- **Supplied records**:
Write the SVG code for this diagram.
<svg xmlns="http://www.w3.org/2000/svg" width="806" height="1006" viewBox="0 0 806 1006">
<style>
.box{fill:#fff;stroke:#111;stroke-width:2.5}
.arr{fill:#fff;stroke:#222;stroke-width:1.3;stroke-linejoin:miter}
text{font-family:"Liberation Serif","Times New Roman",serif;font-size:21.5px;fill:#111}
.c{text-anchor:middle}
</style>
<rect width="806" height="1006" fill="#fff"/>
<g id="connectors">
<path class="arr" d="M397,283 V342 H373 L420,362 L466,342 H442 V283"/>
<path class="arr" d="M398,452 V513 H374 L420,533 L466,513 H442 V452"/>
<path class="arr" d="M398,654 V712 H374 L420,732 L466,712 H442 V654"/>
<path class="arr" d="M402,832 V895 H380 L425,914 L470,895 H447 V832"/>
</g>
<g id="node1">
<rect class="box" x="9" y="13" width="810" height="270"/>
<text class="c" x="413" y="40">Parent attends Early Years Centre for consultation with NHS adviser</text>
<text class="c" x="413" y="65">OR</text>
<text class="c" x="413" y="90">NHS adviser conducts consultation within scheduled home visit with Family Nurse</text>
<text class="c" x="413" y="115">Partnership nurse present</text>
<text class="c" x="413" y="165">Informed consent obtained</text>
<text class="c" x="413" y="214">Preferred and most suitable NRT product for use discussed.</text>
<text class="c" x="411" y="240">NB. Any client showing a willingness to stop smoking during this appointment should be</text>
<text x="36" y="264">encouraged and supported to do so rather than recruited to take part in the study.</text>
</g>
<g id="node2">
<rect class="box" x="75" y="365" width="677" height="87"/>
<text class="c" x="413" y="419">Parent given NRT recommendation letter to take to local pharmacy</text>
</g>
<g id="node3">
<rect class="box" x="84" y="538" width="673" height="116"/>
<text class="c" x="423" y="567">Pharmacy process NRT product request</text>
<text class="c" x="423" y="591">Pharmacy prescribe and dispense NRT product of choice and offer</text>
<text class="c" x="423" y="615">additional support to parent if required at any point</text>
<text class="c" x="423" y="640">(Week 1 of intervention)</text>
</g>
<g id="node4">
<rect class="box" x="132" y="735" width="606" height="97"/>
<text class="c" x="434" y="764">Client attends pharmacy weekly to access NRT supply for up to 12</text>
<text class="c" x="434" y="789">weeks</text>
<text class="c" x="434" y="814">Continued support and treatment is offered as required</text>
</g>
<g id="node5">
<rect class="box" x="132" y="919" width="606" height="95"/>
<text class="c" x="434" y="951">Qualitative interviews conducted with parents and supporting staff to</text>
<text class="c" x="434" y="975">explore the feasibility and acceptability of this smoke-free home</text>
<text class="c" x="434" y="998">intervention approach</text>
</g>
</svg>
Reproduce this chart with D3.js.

- **What you will do**:
Write out all the entries exactly.

- **Written response**:
Write the SVG code for this diagram.
<svg xmlns="http://www.w3.org/2000/svg" width="806" height="1006" viewBox="0 0 806 1006">
<style>
.box{fill:#fff;stroke:#111;stroke-width:2.5}
.arr{fill:#fff;stroke:#222;stroke-width:1.3;stroke-linejoin:miter}
text{font-family:"Liberation Serif","Times New Roman",serif;font-size:21.5px;fill:#111}
.c{text-anchor:middle}
</style>
<rect width="806" height="1006" fill="#fff"/>
<g id="connectors">
<path class="arr" d="M397,283 V342 H373 L420,362 L466,342 H442 V283"/>
<path class="arr" d="M398,452 V513 H374 L420,533 L466,513 H442 V452"/>
<path class="arr" d="M398,654 V712 H374 L420,732 L466,712 H442 V654"/>
<path class="arr" d="M402,832 V895 H380 L425,914 L470,895 H447 V832"/>
</g>
<g id="node1">
<rect class="box" x="9" y="13" width="810" height="270"/>
<text class="c" x="413" y="40">Parent attends Early Years Centre for consultation with NHS adviser</text>
<text class="c" x="413" y="65">OR</text>
<text class="c" x="413" y="90">NHS adviser conducts consultation within scheduled home visit with Family Nurse</text>
<text class="c" x="413" y="115">Partnership nurse present</text>
<text class="c" x="413" y="165">Informed consent obtained</text>
<text class="c" x="413" y="214">Preferred and most suitable NRT product for use discussed.</text>
<text class="c" x="411" y="240">NB. Any client showing a willingness to stop smoking during this appointment should be</text>
<text x="36" y="264">encouraged and supported to do so rather than recruited to take part in the study.</text>
</g>
<g id="node2">
<rect class="box" x="75" y="365" width="677" height="87"/>
<text class="c" x="413" y="419">Parent given NRT recommendation letter to take to local pharmacy</text>
</g>
<g id="node3">
<rect class="box" x="84" y="538" width="673" height="116"/>
<text class="c" x="423" y="567">Pharmacy process NRT product request</text>
<text class="c" x="423" y="591">Pharmacy prescribe and dispense NRT product of choice and offer</text>
<text class="c" x="423" y="615">additional support to parent if required at any point</text>
<text class="c" x="423" y="640">(Week 1 of intervention)</text>
</g>
<g id="node4">
<rect class="box" x="132" y="735" width="606" height="97"/>
<text class="c" x="434" y="764">Client attends pharmacy weekly to access NRT supply for up to 12</text>
<text class="c" x="434" y="789">weeks</text>
<text class="c" x="434" y="814">Continued support and treatment is offered as required</text>
</g>
<g id="node5">
<rect class="box" x="132" y="919" width="606" height="95"/>
<text class="c" x="434" y="951">Qualitative interviews conducted with parents and supporting staff to</text>
<text class="c" x="434" y="975">explore the feasibility and acceptability of this smoke-free home</text>
<text class="c" x="434" y="998">intervention approach</text>
</g>
</svg>
Reproduce this chart with D3.js.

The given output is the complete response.